Omit pictures and quote the listing below line by line, from its start through the line that holds "3.0, 3.5, 4.0];".

SOURCE MATERIAL:
[START]
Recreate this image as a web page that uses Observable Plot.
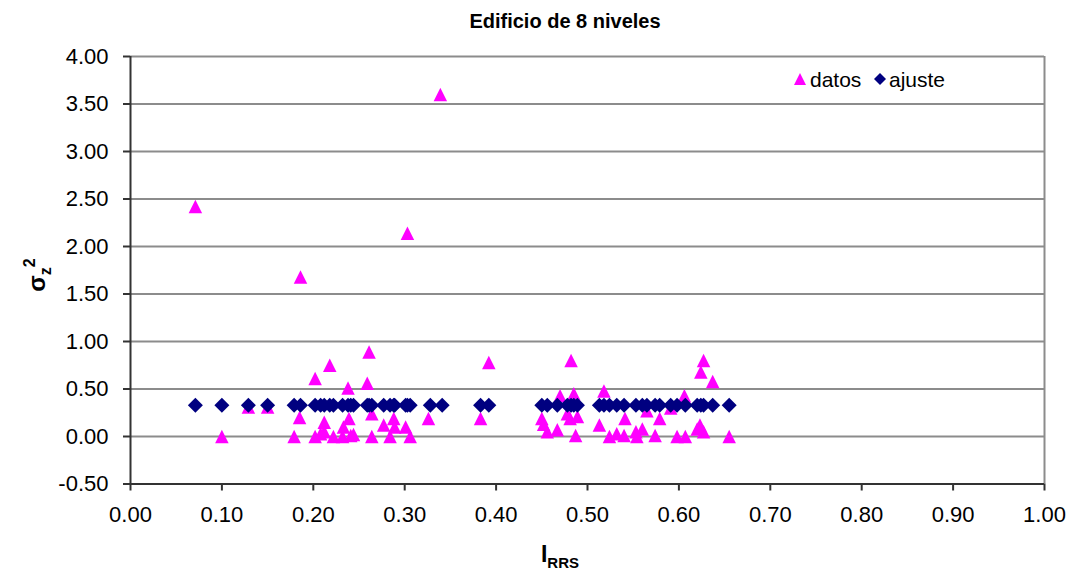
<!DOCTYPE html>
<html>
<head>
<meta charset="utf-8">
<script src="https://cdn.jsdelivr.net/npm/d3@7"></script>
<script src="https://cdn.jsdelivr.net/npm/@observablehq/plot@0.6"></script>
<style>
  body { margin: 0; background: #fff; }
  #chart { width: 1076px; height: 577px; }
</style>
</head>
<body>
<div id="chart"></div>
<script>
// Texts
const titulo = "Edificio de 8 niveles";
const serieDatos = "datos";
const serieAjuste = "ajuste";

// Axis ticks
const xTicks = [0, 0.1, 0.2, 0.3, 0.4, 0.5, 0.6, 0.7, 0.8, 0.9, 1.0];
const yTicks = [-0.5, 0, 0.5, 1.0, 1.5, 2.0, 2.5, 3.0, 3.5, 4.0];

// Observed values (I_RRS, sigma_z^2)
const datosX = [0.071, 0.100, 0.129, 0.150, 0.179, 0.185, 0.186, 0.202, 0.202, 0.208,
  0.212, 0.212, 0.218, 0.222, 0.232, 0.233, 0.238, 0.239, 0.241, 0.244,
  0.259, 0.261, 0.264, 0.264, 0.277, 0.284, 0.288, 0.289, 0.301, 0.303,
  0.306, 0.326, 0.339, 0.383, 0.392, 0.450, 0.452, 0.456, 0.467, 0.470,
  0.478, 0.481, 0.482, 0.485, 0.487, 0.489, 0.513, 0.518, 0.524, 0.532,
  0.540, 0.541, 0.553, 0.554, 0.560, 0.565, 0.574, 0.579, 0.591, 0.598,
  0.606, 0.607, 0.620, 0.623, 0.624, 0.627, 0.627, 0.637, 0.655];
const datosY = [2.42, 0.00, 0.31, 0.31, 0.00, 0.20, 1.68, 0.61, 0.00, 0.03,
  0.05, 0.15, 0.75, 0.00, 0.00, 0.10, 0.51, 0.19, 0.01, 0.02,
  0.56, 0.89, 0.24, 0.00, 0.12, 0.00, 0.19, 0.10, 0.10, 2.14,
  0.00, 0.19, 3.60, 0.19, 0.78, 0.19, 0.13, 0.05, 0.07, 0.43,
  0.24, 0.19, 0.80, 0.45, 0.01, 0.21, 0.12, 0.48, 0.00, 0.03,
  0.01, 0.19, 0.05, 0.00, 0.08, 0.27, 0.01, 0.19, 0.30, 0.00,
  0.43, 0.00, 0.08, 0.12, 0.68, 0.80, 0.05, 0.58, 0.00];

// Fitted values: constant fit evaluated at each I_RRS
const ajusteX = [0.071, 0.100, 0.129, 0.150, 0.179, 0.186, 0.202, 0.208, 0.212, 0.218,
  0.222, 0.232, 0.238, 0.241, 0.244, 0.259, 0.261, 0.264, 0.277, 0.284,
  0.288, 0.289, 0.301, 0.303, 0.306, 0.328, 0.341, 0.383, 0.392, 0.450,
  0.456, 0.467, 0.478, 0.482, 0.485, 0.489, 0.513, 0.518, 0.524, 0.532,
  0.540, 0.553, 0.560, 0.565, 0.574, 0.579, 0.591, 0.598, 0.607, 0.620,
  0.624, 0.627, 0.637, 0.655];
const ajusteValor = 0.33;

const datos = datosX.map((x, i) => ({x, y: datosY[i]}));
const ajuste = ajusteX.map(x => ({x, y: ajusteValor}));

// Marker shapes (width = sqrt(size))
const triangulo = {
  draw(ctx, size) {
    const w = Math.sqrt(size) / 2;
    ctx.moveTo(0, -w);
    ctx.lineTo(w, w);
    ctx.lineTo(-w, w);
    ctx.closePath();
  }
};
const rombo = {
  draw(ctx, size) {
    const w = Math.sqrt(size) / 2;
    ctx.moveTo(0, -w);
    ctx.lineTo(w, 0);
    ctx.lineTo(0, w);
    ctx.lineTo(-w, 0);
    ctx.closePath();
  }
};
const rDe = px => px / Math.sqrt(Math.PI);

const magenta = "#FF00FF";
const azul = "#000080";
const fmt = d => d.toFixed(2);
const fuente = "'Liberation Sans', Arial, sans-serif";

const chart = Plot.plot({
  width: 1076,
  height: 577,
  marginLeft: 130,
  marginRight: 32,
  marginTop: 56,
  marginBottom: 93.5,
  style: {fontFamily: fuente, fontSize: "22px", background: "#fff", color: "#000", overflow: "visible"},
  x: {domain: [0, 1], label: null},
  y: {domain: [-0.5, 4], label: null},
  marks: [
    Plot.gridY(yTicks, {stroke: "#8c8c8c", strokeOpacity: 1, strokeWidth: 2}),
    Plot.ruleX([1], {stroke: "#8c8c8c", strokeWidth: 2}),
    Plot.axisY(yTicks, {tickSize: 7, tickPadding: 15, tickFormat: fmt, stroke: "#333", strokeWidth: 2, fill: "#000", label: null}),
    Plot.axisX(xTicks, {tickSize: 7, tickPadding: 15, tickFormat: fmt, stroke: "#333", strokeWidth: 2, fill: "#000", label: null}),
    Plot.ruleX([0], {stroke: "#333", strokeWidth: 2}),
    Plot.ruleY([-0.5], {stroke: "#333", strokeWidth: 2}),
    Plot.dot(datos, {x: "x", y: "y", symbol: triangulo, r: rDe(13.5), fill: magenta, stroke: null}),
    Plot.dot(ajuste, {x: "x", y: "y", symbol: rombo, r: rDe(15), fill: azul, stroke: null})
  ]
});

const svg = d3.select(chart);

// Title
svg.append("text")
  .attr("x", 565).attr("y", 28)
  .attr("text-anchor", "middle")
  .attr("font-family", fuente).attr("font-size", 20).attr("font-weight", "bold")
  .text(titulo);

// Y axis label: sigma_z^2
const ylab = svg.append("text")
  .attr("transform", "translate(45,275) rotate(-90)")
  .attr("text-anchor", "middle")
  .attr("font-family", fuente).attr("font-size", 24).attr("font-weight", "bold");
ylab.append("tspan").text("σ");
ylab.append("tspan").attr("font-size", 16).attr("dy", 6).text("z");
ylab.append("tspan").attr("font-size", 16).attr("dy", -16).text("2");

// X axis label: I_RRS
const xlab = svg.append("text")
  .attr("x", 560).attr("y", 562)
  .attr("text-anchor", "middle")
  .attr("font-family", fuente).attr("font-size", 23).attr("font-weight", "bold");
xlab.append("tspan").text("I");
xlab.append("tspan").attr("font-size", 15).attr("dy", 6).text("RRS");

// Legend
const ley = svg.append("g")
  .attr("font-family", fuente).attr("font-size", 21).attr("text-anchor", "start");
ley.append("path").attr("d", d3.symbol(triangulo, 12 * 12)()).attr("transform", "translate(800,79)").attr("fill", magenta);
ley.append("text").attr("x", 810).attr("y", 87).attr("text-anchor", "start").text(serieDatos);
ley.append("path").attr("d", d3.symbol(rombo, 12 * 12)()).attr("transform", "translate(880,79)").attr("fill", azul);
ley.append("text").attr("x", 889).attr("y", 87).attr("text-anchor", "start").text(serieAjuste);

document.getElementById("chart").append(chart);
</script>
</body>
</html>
[END]
ANSWER TO THE EXERCISE:
Recreate this image as a web page that uses Observable Plot.
<!DOCTYPE html>
<html>
<head>
<meta charset="utf-8">
<script src="https://cdn.jsdelivr.net/npm/d3@7"></script>
<script src="https://cdn.jsdelivr.net/npm/@observablehq/plot@0.6"></script>
<style>
  body { margin: 0; background: #fff; }
  #chart { width: 1076px; height: 577px; }
</style>
</head>
<body>
<div id="chart"></div>
<script>
// Texts
const titulo = "Edificio de 8 niveles";
const serieDatos = "datos";
const serieAjuste = "ajuste";

// Axis ticks
const xTicks = [0, 0.1, 0.2, 0.3, 0.4, 0.5, 0.6, 0.7, 0.8, 0.9, 1.0];
const yTicks = [-0.5, 0, 0.5, 1.0, 1.5, 2.0, 2.5, 3.0, 3.5, 4.0];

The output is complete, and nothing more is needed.